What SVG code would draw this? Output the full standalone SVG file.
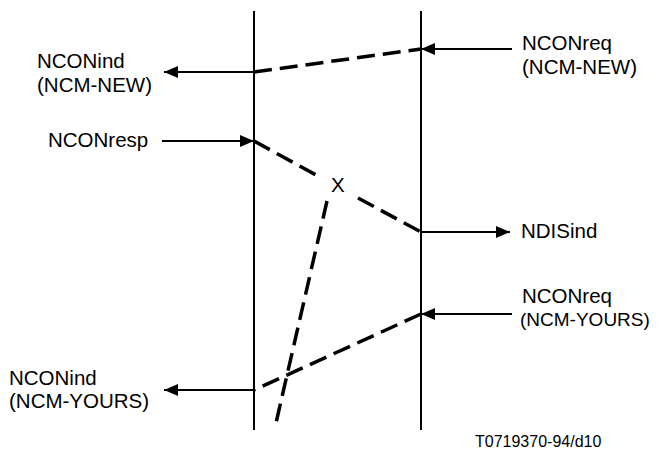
<svg xmlns="http://www.w3.org/2000/svg" width="660" height="455" viewBox="0 0 660 455">
<style>
  text { font-family: "Liberation Sans", Arial, sans-serif; font-size: 20.5px; fill: #000; }
  .small { font-size: 16px; }
  .fit { font-size: 19px; }
  .solid { stroke: #000; stroke-width: 2; fill: none; }
  .dash { stroke: #000; stroke-width: 3.5; fill: none; stroke-dasharray: 18 8; }
</style>
<defs>
  <marker id="ah" viewBox="0 0 14 12" refX="14" refY="6" markerWidth="14" markerHeight="12" markerUnits="userSpaceOnUse" orient="auto">
    <path d="M0,0 L14,6 L0,12 Z" fill="#000"/>
  </marker>
</defs>
<rect width="660" height="455" fill="#fff"/>
<g id="lifeline-left"><line class="solid" x1="254" y1="11" x2="254" y2="430"/></g>
<g id="lifeline-right"><line class="solid" x1="421" y1="11" x2="421" y2="430"/></g>
<g id="connectors">
  <line class="solid" x1="254" y1="72" x2="164" y2="72" marker-end="url(#ah)"/>
  <line class="dash" x1="254" y1="72" x2="421" y2="49"/>
  <line class="solid" x1="512" y1="49" x2="421" y2="49" marker-end="url(#ah)"/>
  <line class="solid" x1="162" y1="141" x2="254" y2="141" marker-end="url(#ah)"/>
  <line class="dash" x1="254" y1="141" x2="316" y2="175"/>
  <line class="dash" x1="358" y1="198" x2="421" y2="232"/>
  <line class="solid" x1="421" y1="232" x2="510" y2="232" marker-end="url(#ah)"/>
  <line class="dash" x1="327" y1="201" x2="276" y2="423"/>
  <line class="solid" x1="512" y1="314" x2="421" y2="314" marker-end="url(#ah)"/>
  <line class="dash" x1="421" y1="314" x2="254" y2="390"/>
  <line class="solid" x1="254" y1="390" x2="164" y2="390" marker-end="url(#ah)"/>
</g>
<g id="label-nconind-new"><text x="37" y="68">NCONind</text><text x="37" y="92">(NCM-NEW)</text></g>
<g id="label-nconreq-new"><text x="522" y="50">NCONreq</text><text x="522" y="74">(NCM-NEW)</text></g>
<g id="label-nconresp"><text x="48" y="147">NCONresp</text></g>
<g id="label-x"><text x="331" y="192">X</text></g>
<g id="label-ndisind"><text x="521" y="238">NDISind</text></g>
<g id="label-nconreq-yours"><text x="522" y="303">NCONreq</text><text class="fit" x="520" y="326">(NCM-YOURS)</text></g>
<g id="label-nconind-yours"><text x="9" y="385">NCONind</text><text x="9" y="408">(NCM-YOURS)</text></g>
<g id="label-ref"><text class="small" x="475" y="447">T0719370-94/d10</text></g>
</svg>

============

- Your objective
Your task is to repeat the data above exactly while excluding the pictures.

- Written solution
What SVG code would draw this? Output the full standalone SVG file.
<svg xmlns="http://www.w3.org/2000/svg" width="660" height="455" viewBox="0 0 660 455">
<style>
  text { font-family: "Liberation Sans", Arial, sans-serif; font-size: 20.5px; fill: #000; }
  .small { font-size: 16px; }
  .fit { font-size: 19px; }
  .solid { stroke: #000; stroke-width: 2; fill: none; }
  .dash { stroke: #000; stroke-width: 3.5; fill: none; stroke-dasharray: 18 8; }
</style>
<defs>
  <marker id="ah" viewBox="0 0 14 12" refX="14" refY="6" markerWidth="14" markerHeight="12" markerUnits="userSpaceOnUse" orient="auto">
    <path d="M0,0 L14,6 L0,12 Z" fill="#000"/>
  </marker>
</defs>
<rect width="660" height="455" fill="#fff"/>
<g id="lifeline-left"><line class="solid" x1="254" y1="11" x2="254" y2="430"/></g>
<g id="lifeline-right"><line class="solid" x1="421" y1="11" x2="421" y2="430"/></g>
<g id="connectors">
  <line class="solid" x1="254" y1="72" x2="164" y2="72" marker-end="url(#ah)"/>
  <line class="dash" x1="254" y1="72" x2="421" y2="49"/>
  <line class="solid" x1="512" y1="49" x2="421" y2="49" marker-end="url(#ah)"/>
  <line class="solid" x1="162" y1="141" x2="254" y2="141" marker-end="url(#ah)"/>
  <line class="dash" x1="254" y1="141" x2="316" y2="175"/>
  <line class="dash" x1="358" y1="198" x2="421" y2="232"/>
  <line class="solid" x1="421" y1="232" x2="510" y2="232" marker-end="url(#ah)"/>
  <line class="dash" x1="327" y1="201" x2="276" y2="423"/>
  <line class="solid" x1="512" y1="314" x2="421" y2="314" marker-end="url(#ah)"/>
  <line class="dash" x1="421" y1="314" x2="254" y2="390"/>
  <line class="solid" x1="254" y1="390" x2="164" y2="390" marker-end="url(#ah)"/>
</g>
<g id="label-nconind-new"><text x="37" y="68">NCONind</text><text x="37" y="92">(NCM-NEW)</text></g>
<g id="label-nconreq-new"><text x="522" y="50">NCONreq</text><text x="522" y="74">(NCM-NEW)</text></g>
<g id="label-nconresp"><text x="48" y="147">NCONresp</text></g>
<g id="label-x"><text x="331" y="192">X</text></g>
<g id="label-ndisind"><text x="521" y="238">NDISind</text></g>
<g id="label-nconreq-yours"><text x="522" y="303">NCONreq</text><text class="fit" x="520" y="326">(NCM-YOURS)</text></g>
<g id="label-nconind-yours"><text x="9" y="385">NCONind</text><text x="9" y="408">(NCM-YOURS)</text></g>
<g id="label-ref"><text class="small" x="475" y="447">T0719370-94/d10</text></g>
</svg>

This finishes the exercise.